Like any other kid, you went to school, but without knowing a word of English:
M.C.: I did go to school the very next day after I arrived in America. I could not calculate or read. I had had no schooling up to that. The pupils were actually studying about Holland. The teacher gave me enormous rolls of paper and asked me to make a mural. So I painted large murals about Holland. That is what I spent the first month doing, as well as learning the language.

Did you lose all of your Italian?
M.C.: Pretty much, yes. I can go to a movie and follow it, but I cannot speak it, really, and I have not spent any long periods of time in Italy. I think if I did I might be able to recapture some of the language, at least.
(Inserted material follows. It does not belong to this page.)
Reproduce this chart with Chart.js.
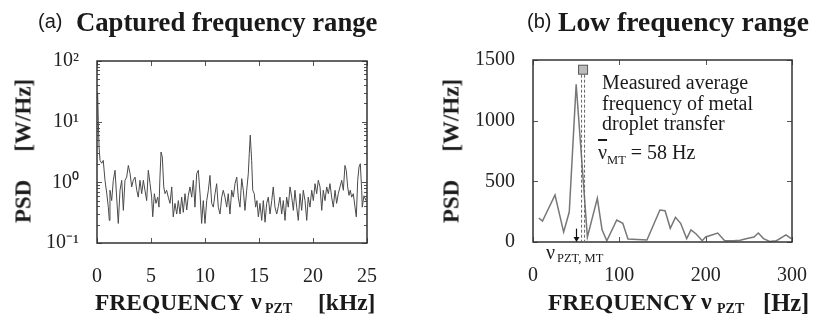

Did you manage at school and were you social? M.C.: I was a bit physically aggressive. I was streetwise at that point, so I became essentially the champion to beat up other kids that were in other classes. In high school, I was actually very good in wrestling

The time finally arrived to go to college, and you chose Antioch College, in Ohio. Why did you choose that college, and how does your interest in biology begin?
M.C.: It is a fairly old college, a small liberal arts college. What they did was unique. There was a period of study of about 10 weeks and then after that you worked for a quarter. It continued that way for the whole year. The jobs were all over the country; I worked in California, Chicago, New York, Boston, and so on. Initially you started working in different areas just to get a feeling, and once you settled into what you thought you wanted to work in, then the job was related to that. I worked at the Sloan-Kettering Foundation and the Kettering Foundation and then Massachusetts Institute of Technology -- all essentially in laboratory jobs. I really learned how to do science as an undergraduate. At Antioch, I was a physics and chemistry student, but through the jobs I got exposed to molecular biology.
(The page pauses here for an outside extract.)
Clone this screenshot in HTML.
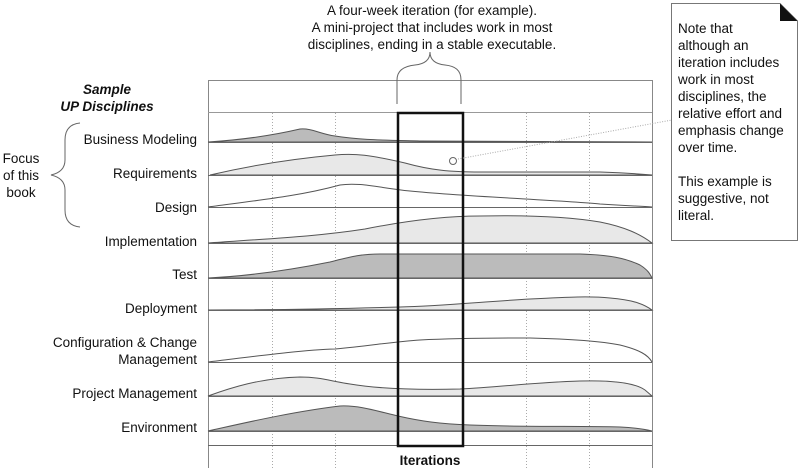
<!DOCTYPE html>
<html><head><meta charset="utf-8"><style>
body{margin:0;background:#fff}
svg{display:block;font-family:"Liberation Sans",Arial,sans-serif}
</style></head><body>
<svg width="800" height="468" viewBox="0 0 800 468" xmlns="http://www.w3.org/2000/svg">
<rect x="0" y="0" width="800" height="468" fill="#fff"/>
<!-- frame -->
<rect x="208.5" y="80.5" width="444" height="400" fill="none" stroke="#888" stroke-width="1"/>
<line x1="208" y1="112.5" x2="652" y2="112.5" stroke="#999"/>
<g stroke="#aaa" stroke-dasharray="1,2" stroke-width="1">
<line x1="272.5" y1="113" x2="272.5" y2="468"/>
<line x1="335.5" y1="113" x2="335.5" y2="468"/>
<line x1="526.5" y1="113" x2="526.5" y2="468"/>
<line x1="589.5" y1="113" x2="589.5" y2="468"/>
</g>
<g stroke="#555" stroke-width="1">
<path d="M208,142 C240,140 270,136 300,129 C312,128 320,134 335,136 C360,140 380,140 420,141 L652,142 Z" fill="#bbb"/>
<path d="M210,175 C240,168 280,160 335,155 C355,153 370,155 405,163 C430,170 450,172 480,172 L600,172 C630,173 640,174 652,175 Z" fill="#e8e8e8"/>
<path d="M208,207 C260,200 300,196 340,185 C360,182 380,188 410,191 C470,197 560,200 600,204 C630,206 640,206 652,207" fill="none"/>
<path d="M208,243 C280,238 320,236 365,229 C400,222 440,216 480,216 C530,215 570,217 600,222 C625,227 640,234 652,243 Z" fill="#e8e8e8"/>
<path d="M208,278 C250,276 290,270 330,262 C350,257 360,254 380,254 L580,254 C610,255 625,258 640,265 C648,270 650,274 652,278 Z" fill="#bbb"/>
<path d="M208,310 C280,310 330,309 400,307 C440,306 480,302 530,299 C570,297 590,296 610,298 C635,300 645,305 652,310 Z" fill="#e8e8e8"/>
<path d="M208,362 C250,357 300,350 335,349 C370,346 390,342 420,340 C460,338 500,338 530,338 C570,339 600,341 620,345 C640,350 648,355 652,362" fill="none"/>
<path d="M208,396 C230,388 260,378 300,377 C320,377 330,381 350,384 C380,389 420,390 460,389 C500,387 540,382 580,381 C615,380 635,383 645,390 L652,396 Z" fill="#e8e8e8"/>
<path d="M208,431 C240,424 290,412 340,406 C360,405 380,412 398,416 C420,421 440,424 470,425 C520,427 580,426 620,427 C640,428 648,430 652,431 Z" fill="#bbb"/>
</g>
<g stroke="#666" stroke-width="1">
<line x1="208" y1="142.5" x2="652" y2="142.5"/><line x1="208" y1="175.5" x2="652" y2="175.5"/>
<line x1="208" y1="207.5" x2="652" y2="207.5"/><line x1="208" y1="243.5" x2="652" y2="243.5"/>
<line x1="208" y1="278.5" x2="652" y2="278.5"/><line x1="208" y1="310.5" x2="652" y2="310.5"/>
<line x1="208" y1="362.5" x2="652" y2="362.5"/><line x1="208" y1="396.5" x2="652" y2="396.5"/>
<line x1="208" y1="431.5" x2="652" y2="431.5"/><line x1="208" y1="445.5" x2="652" y2="445.5"/>
</g>
<rect x="398" y="113" width="65" height="333" fill="none" stroke="#111" stroke-width="2.5"/>
<circle cx="453" cy="161" r="3.5" fill="#fff" stroke="#666"/>
<line x1="458" y1="159" x2="672" y2="120" stroke="#aaa" stroke-dasharray="1,1.5"/>
<!-- top brace -->
<path d="M397,104 L397,80 C397,70 405,66 415,65 C425,64 430,60 430,52 C430,60 435,64 445,65 C455,66 461,70 461,80 L461,104" fill="none" stroke="#666"/>
<g font-size="13.5" text-anchor="middle" fill="#111">
<text x="432" y="15">A four-week iteration (for example).</text>
<text x="432" y="32">A mini-project that includes work in most</text>
<text x="432" y="49">disciplines, ending in a stable executable.</text>
</g>
<g font-size="13.5" font-weight="bold" font-style="italic" text-anchor="middle" fill="#111">
<text x="107" y="94">Sample</text><text x="107" y="111">UP Disciplines</text>
</g>
<g font-size="13.5" text-anchor="end" fill="#111">
<text x="197" y="144">Business Modeling</text>
<text x="197" y="178">Requirements</text>
<text x="197" y="212">Design</text>
<text x="197" y="246">Implementation</text>
<text x="197" y="279">Test</text>
<text x="197" y="313">Deployment</text>
<text x="197" y="347">Configuration &amp; Change</text>
<text x="197" y="364">Management</text>
<text x="197" y="398">Project Management</text>
<text x="197" y="432">Environment</text>
</g>
<g font-size="13.5" text-anchor="middle" fill="#111">
<text x="21" y="163">Focus</text><text x="21" y="180">of this</text><text x="21" y="197">book</text>
</g>
<path d="M80,123 C70,124 65,130 65,140 L65,160 C65,168 60,173 51,175 C60,177 65,182 65,190 L65,210 C65,220 70,226 80,227" fill="none" stroke="#666"/>
<text x="430" y="465" font-size="13.5" font-weight="bold" text-anchor="middle" fill="#111">Iterations</text>
<!-- note -->
<path d="M671.5,3.5 L780,3.5 L797.5,21 L797.5,240.5 L671.5,240.5 Z" fill="#fff" stroke="#777"/>
<path d="M780,3.5 L797.5,21 L780,21 Z" fill="#111"/>
<g font-size="13.5" fill="#111">
<text x="678" y="33">Note that</text><text x="678" y="50">although an</text>
<text x="678" y="67">iteration includes</text><text x="678" y="84">work in most</text>
<text x="678" y="101">disciplines, the</text><text x="678" y="118">relative effort and</text>
<text x="678" y="135">emphasis change</text><text x="678" y="152">over time.</text>
<text x="678" y="186">This example is</text><text x="678" y="203">suggestive, not</text>
<text x="678" y="220">literal.</text>
</g>
</svg>
</body></html>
One day, you had an interview with Jim Watson, who discovered the structure of DNA. During this interview at Harvard University, you decided to stay in his laboratory:
M.C.: That's right. One of the questions that I asked him was, "Where should I go?" I had the choice between Caltech, Berkeley, MIT, and Harvard, and Jim said: "You would be f---ing crazy to go anywhere else!" That seemed fairly persuasive, and so I ended up in his lab. It was 1961. We worked out one of the first systems that synthesized proteins in a cell-free system.
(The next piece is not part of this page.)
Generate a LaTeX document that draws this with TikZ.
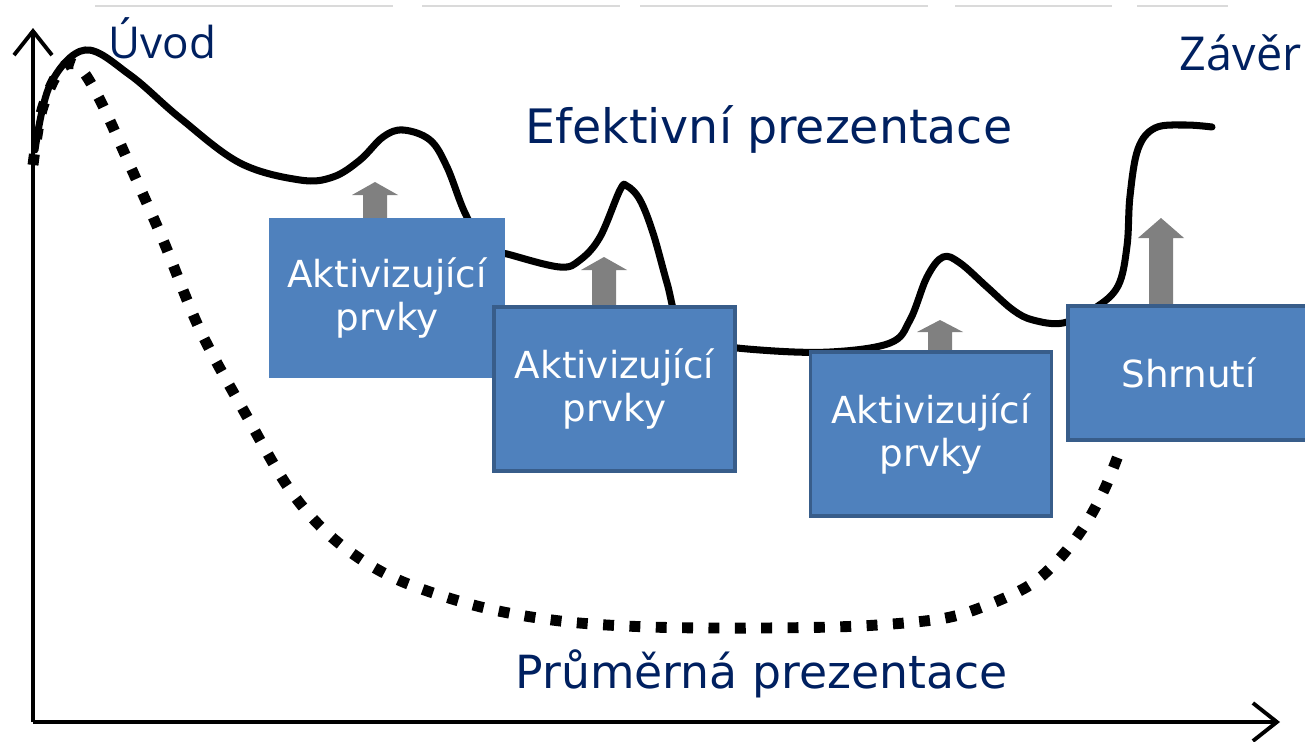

How long did you stay at Harvard before going to the University of Utah, and why did you choose to move there?
M.C.:From 1961 to 1967, I was in Jim Watson's lab. After that I got a job at Harvard Medical School in the department of biochemistry. So that was until 1973, and then I decided to go to Utah.
Mario Capecchi, this Italian-born scientist who began life as street kid during World War II, who is now professor of human genetics and biology at the University of Utah's Eccles Institute of Human Genetics and an investigator at the Howard Hughes Medical Institute, was awarded

the 2007 Nobel Prize in Medicine.

Capecchi, 70, shares the prize with Oliver Smithies at the University of North Carolina-Chapel Hill and with Sir Martin Evans of Cardiff University in Wales. The three scientists have shared information but worked independently to develop a "gene targeting" technique that makes it possible to "knock out" specific genes in mice, which reveals the gene's function and its role in disease.